INSTRUCTION — Report only the number of lines in this material that include "with".

WORKING DATA —
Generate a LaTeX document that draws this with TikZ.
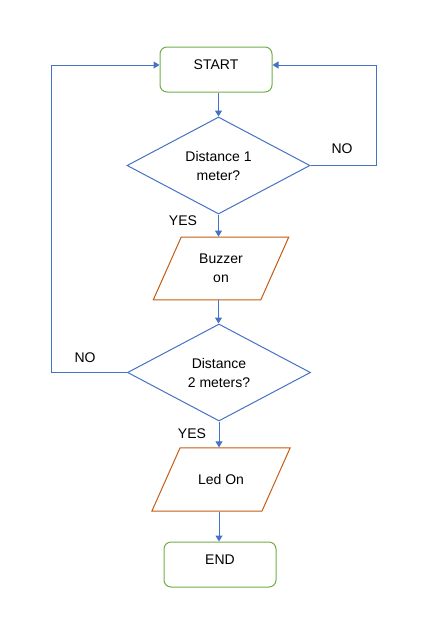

--

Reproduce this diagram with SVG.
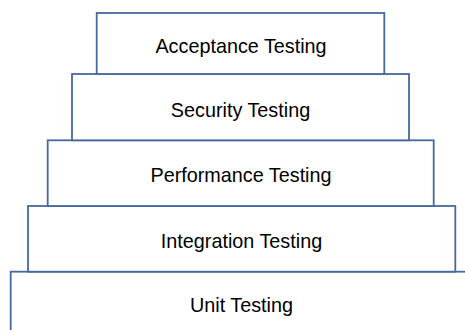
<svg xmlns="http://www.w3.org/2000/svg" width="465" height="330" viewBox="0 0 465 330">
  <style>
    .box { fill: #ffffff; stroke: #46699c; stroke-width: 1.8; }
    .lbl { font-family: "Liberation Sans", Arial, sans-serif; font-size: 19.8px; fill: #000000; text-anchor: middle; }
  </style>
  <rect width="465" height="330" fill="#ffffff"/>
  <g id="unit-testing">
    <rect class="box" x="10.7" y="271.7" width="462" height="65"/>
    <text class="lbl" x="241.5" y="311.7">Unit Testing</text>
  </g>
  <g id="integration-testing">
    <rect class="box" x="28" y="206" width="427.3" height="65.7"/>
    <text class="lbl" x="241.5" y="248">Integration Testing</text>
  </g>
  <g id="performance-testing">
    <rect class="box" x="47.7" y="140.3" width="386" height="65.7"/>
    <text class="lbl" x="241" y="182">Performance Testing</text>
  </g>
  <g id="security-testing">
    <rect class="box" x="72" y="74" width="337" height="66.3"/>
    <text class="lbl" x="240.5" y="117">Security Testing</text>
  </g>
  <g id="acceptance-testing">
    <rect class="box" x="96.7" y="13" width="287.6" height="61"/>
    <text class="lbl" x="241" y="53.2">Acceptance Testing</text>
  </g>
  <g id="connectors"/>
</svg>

TASK ANSWER — 2